Ali Al Demaini, Abdullah al-Hamed and Matruk Al Faleh were found guilty of “using Western terminology” in formulating their demands. They also allegedly questioned the king’s role as head of the judiciary. The trio were the last activists held out of a dozen people arrested in March 2004. The three planned to lodge an appeal of their case Tuesday in a Riyadh court, a lawyer and one of their wives said. The State Department had already registered concern over the fate of the activists and Rice said she raised the matter in her talks late Monday with the Saudi leadership.

“We will continue to follow the progress of this case, we think it is an important case,” she said. “The petitioning of the government for reform should not be a crime.”

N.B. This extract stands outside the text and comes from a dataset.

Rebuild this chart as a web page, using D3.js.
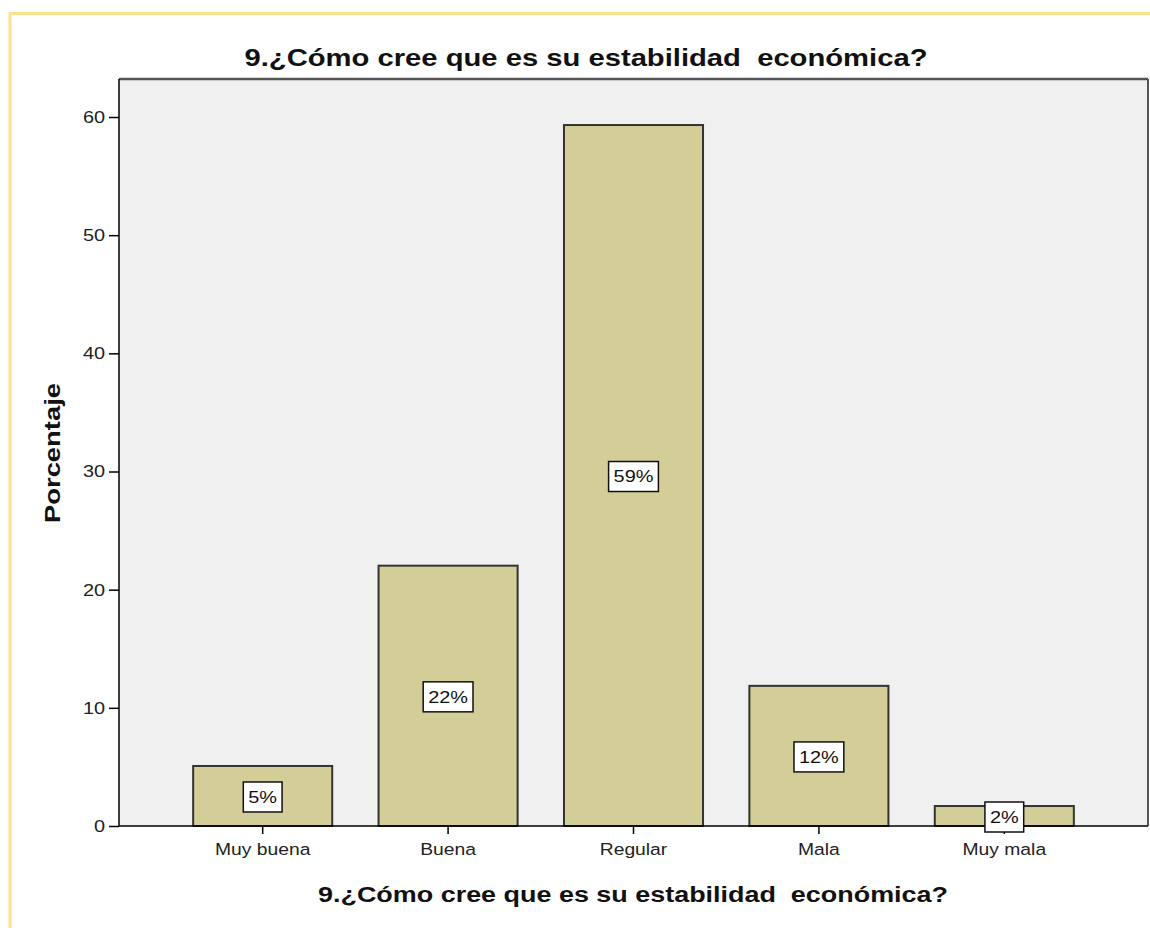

But Prince Saud said he told Rice the prisoners had broken a law. “They are in the hands of the court. The government cannot interfere until the court action is taken in this regard.”

Critics have accused the administration of President George W. Bush of going easy on the autocratic Saudi government because of its roles as a key player on oil markets and a valuable ally in the war on terror.

Rice’s comments in Cairo were among the more forthright US statements on Saudi shortcomings, but she toned down her apppeal for reform as she stood alongside Prince Saud at the Riyadh news conference.